Über ihr „persisch-deutsch-österreichisches Leben“ (Madani lebt heute in Berlin) hat sie 2013 ein Buch geschrieben: „Suche Heimat, biete Verwirrung“. Das Schreiben sei eine intensive Erfahrung gewesen, „eine Begegnung mit einem selbst, die ich in der Form noch nie erlebt habe, bei der man Dinge über sich erfährt, von denen man keine Ahnung hat.“

Als Schauspielerin angetreten war sie einst im trügerischen Glauben, „dass man in Rollen schlüpfen und sich dabei verstecken kann“. Ein Irrtum, wie sie heute weiß: Vielmehr würden gute Schauspieler „wie unter einem Mikroskop“ arbeiten, dabei Seiten von sich zeigen, „die man privat nicht zeigen würde“. Diesem „Fremden in einem selbst ins Auge zu schauen“ helfe letztlich dabei, auch anderen Variationen des Fremden gegenüber toleranter zu sein. Generell hält sie es für wichtig zu wissen, „dass wir alle voller Vorurteile sind“. Nichts, wofür man sich schämen müsse – „aber im zweiten Schritt auch nichts, das man ernst nehmen muss“.

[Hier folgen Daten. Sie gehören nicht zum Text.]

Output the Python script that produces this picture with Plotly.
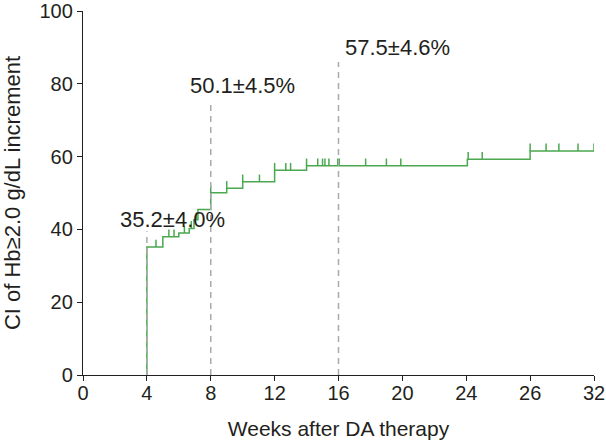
import plotly.graph_objects as go

# step curve (weeks, cumulative incidence %)
step_weeks = [4.0, 4.0, 5.0, 6.0, 6.65, 6.95, 7.2, 8.0, 9.0, 10.0, 12.0, 14.0, 24.07, 28.0, 32.0]
step_values = [0.0, 35.2, 38.0, 39.0, 40.3, 42.7, 45.5, 50.1, 51.3, 53.1, 56.3, 57.5, 59.3, 61.6, 61.6]

# censored observations (weeks)
censor_weeks = [4.57, 5.38, 5.7, 6.35, 6.78, 7.1, 8.0, 9.0, 10.0, 11.05, 12.0, 12.7, 13.0,
                14.0, 14.7, 15.0, 15.15, 15.4, 15.95, 16.05, 17.7, 19.0, 19.9,
                24.12, 25.0, 28.0, 29.0, 29.8, 31.0, 32.0]

# milestone guides and labels
milestone_weeks = [4, 8, 16]
milestone_tops = [39.5, 75.5, 86.0]
milestone_labels = ["35.2±4.0%", "50.1±4.5%", "57.5±4.6%"]
label_x = [5.6, 10.0, 19.7]
label_y = [42.8, 79.6, 90.0]

x_tickvals = [0, 4, 8, 12, 16, 20, 24, 28, 32]
x_ticktext = ["0", "4", "8", "12", "16", "20", "24", "26", "32"]
y_tickvals = [0, 20, 40, 60, 80, 100]

GREEN = "#4aa84f"
INK = "#231f20"
FONT = "Liberation Sans, Arial, sans-serif"


def value_at(t):
    v = step_values[0]
    for w, val in zip(step_weeks, step_values):
        if w <= t + 1e-9:
            v = val
    return v


fig = go.Figure()

fig.add_trace(go.Scatter(
    x=step_weeks, y=step_values, mode="lines", line_shape="hv",
    line=dict(color=GREEN, width=1.5), hoverinfo="skip", showlegend=False,
))

fig.add_trace(go.Scatter(
    x=censor_weeks, y=[value_at(t) for t in censor_weeks], mode="markers",
    marker=dict(size=0.1, color=GREEN, opacity=0),
    error_y=dict(type="constant", value=2.0, valueminus=0, symmetric=False,
                 color=GREEN, thickness=1.5, width=0),
    hoverinfo="skip", showlegend=False, cliponaxis=False,
))

for w, top in zip(milestone_weeks, milestone_tops):
    fig.add_shape(type="line", x0=w, x1=w, y0=0, y1=top, xref="x", yref="y",
                  line=dict(color="#aaaaaa", width=1.5, dash="6px,5px"))

for lx, ly, txt in zip(label_x, label_y, milestone_labels):
    fig.add_annotation(x=lx, y=ly, text=txt, showarrow=False, xref="x", yref="y",
                       font=dict(family=FONT, size=22, color=INK))

axis_common = dict(
    showline=True, linecolor=INK, linewidth=1.3, ticks="outside",
    ticklen=5, tickwidth=1.2, tickcolor=INK, showgrid=False, zeroline=False,
    tickfont=dict(family=FONT, size=20, color=INK), ticklabeloverflow="allow",
    automargin=False,
)

fig.update_xaxes(range=[0, 32], tickvals=x_tickvals, ticktext=x_ticktext,
                 ticklabelstandoff=-5,
                 title_text="Weeks after DA therapy", title_standoff=18,
                 title_font=dict(family=FONT, size=21, color=INK), **axis_common)
fig.update_yaxes(range=[0, 100.05], tickvals=y_tickvals,
                 title_text="CI of Hb≥2.0 g/dL increment", title_standoff=22,
                 title_font=dict(family=FONT, size=22, color=INK), **axis_common)

fig.update_layout(
    width=606, height=446,
    margin=dict(l=83, r=12, t=11, b=71),
    plot_bgcolor="white", paper_bgcolor="white",
    showlegend=False,
)

fig.write_html("out.html", config={"displayModeBar": False},
               post_script="document.body.style.margin='0';")
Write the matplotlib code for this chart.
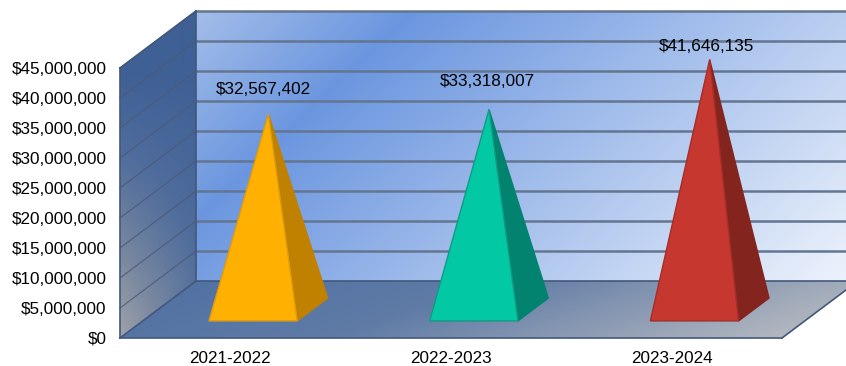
#!/usr/bin/env python3
"""plot.py -- 3D-look pyramid chart of yearly totals, drawn with plain polygons."""
import numpy as np
import matplotlib
matplotlib.use("Agg")
import matplotlib.pyplot as plt
from matplotlib.colors import LinearSegmentedColormap
from matplotlib.patches import Polygon

years = ["2021-2022", "2022-2023", "2023-2024"]
totals = [32567402, 33318007, 41646135]
tick_values = [0, 5000000, 10000000, 15000000, 20000000, 25000000,
               30000000, 35000000, 40000000, 45000000]

FRONT = ("#ffb000", "#03c8a4", "#c5372f")
SIDE = ("#c08000", "#02836f", "#84241e")
EDGE = ("#dc9c12", "#109c84", "#a52e28")
GRID = "#647590"

# plot box in pixels, the figure axes run in pixel units
X0, X1, Y0, H = 120.0, 782.0, 338.0, 270.0
DX, DY = 76.0, 57.0
VMAX = 45000000.0
D_NEAR, D_FAR = 0.30, 0.70     # pyramid base position along the depth
BASE_W = 0.40                  # base width as a share of a category
LABEL_SHIFT = [(-5, -25), (-2, -28), (-3, -13)]   # value label offset from the apex


def proj(cat, value=0.0, depth=0.0):
    """cat in category units, value in dollars, depth 0 (front) to 1 (back)."""
    x = X0 + (X1 - X0) * cat / len(years) + DX * depth
    y = Y0 - H * value / VMAX - DY * depth
    return x, y


def gradient(ax, verts, func, stops, zorder):
    cmap = LinearSegmentedColormap.from_list("g", stops)
    xs, ys = np.meshgrid(np.arange(0, 860), np.arange(0, 366))
    img = ax.imshow(func(xs, ys), cmap=cmap, vmin=0, vmax=1, extent=(0, 860, 366, 0),
                    origin="upper", zorder=zorder, interpolation="bilinear")
    img.set_clip_path(Polygon(verts, transform=ax.transData))


plt.rcParams["font.family"] = ["Liberation Sans", "DejaVu Sans"]
fig = plt.figure(figsize=(8.46, 3.66), dpi=100)
ax = fig.add_axes([0, 0, 1, 1])

# ---- walls and floor ----
n = len(years)
back = [proj(0, 0, 1), proj(n, 0, 1), proj(n, VMAX, 1), proj(0, VMAX, 1)]
side = [proj(0), proj(0, 0, 1), proj(0, VMAX, 1), proj(0, VMAX)]
floor = [proj(0), proj(n), proj(n, 0, 1), proj(0, 0, 1)]

gradient(ax, back,
         lambda x, y: np.clip((x - 196) / 650 * 0.7 + (y - 11) / 270 * 0.3, 0, 1),
         [(0, "#a3bde9"), (0.23, "#6b96df"), (1, "#edf3fc")], 1)
gradient(ax, side,
         lambda x, y: np.clip((y - 68) / 270 * (1 - (x - 120) / 76 * 0.55), 0, 1),
         [(0, "#3f6095"), (0.3, "#4f6c9c"), (0.7, "#7c8aa0"), (1, "#a0a3aa")], 1)
gradient(ax, floor,
         lambda x, y: np.clip((x - 120) / 662 * 0.8 + (y - 281) / 57 * 0.2, 0, 1),
         [(0, "#4f70a4"), (0.45, "#5f7ba6"), (1, "#b4b8bf")], 1)

# ---- gridlines on both walls ----
for v in tick_values[1:]:
    gx0, gy0 = proj(0, v)
    gx1, gy1 = proj(0, v, 1)
    gx2, gy2 = proj(n, v, 1)
    ax.plot([gx0, gx1], [gy0, gy1], color="#4a5a78", lw=0.9, alpha=0.8, zorder=2)
    ax.plot([gx1, gx2], [gy1, gy2], color=GRID, lw=1.8, zorder=2, solid_capstyle="butt")

# ---- outlines ----
for a, b in [(proj(0), proj(n)), (proj(0), proj(0, 0, 1)), (proj(0, 0, 1), proj(n, 0, 1)),
             (proj(n), proj(n, 0, 1)), (proj(0), proj(0, VMAX)),
             (proj(0, 0, 1), proj(0, VMAX, 1)), (proj(0, VMAX), proj(0, VMAX, 1))]:
    ax.plot([a[0], b[0]], [a[1], b[1]], color="#42587a", lw=1.2, zorder=3)

# ---- pyramids ----
for i, (year, total) in enumerate(zip(years, totals)):
    mid = i + 0.5
    left, right = mid - BASE_W / 2, mid + BASE_W / 2
    apex = proj(mid, total, (D_NEAR + D_FAR) / 2)
    ax.add_patch(Polygon([proj(right, 0, D_NEAR), proj(right, 0, D_FAR), apex],
                         fc=SIDE[i], ec=SIDE[i], lw=1, zorder=4))
    ax.add_patch(Polygon([proj(left, 0, D_NEAR), proj(right, 0, D_NEAR), apex],
                         fc=FRONT[i], ec=EDGE[i], lw=1, zorder=5))
    sx, sy = LABEL_SHIFT[i]
    ax.text(apex[0] + sx, apex[1] + sy, f"${total:,}", fontsize=12.3, color="black",
            ha="center", va="center", zorder=6)
    tx, _ = proj(mid)
    ax.text(tx, 358.5, year, fontsize=12.3, color="black", ha="center", va="center")

# ---- value axis labels ----
for v in tick_values:
    _, ty = proj(0, v)
    ax.text(106.5, ty + 1.2, f"${v:,}", fontsize=12.3, color="black", ha="right", va="center")

ax.set_xlim(0, 846)
ax.set_ylim(366, 0)
ax.axis("off")
fig.savefig("out.png", dpi=100)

Dass ihr Vater den Iran letztlich nie verließ, sei rückblickend ein Glück gewesen – bei aller Bitterkeit darüber, dass er Heimat und Position über die Familie stellte. Wäre er mitgekommen, wäre er wohl nie glücklich gewesen, glaubt Madani – und ihre resolute Mutter nicht zu der Frau geworden, die sie ist. Sie hatte in Wien zunächst ein Hotel eröffnet (erst seit Oktober ist es verpachtet), war dann mit einer ihrer Töchter ins Baugewerbe eingestiegen.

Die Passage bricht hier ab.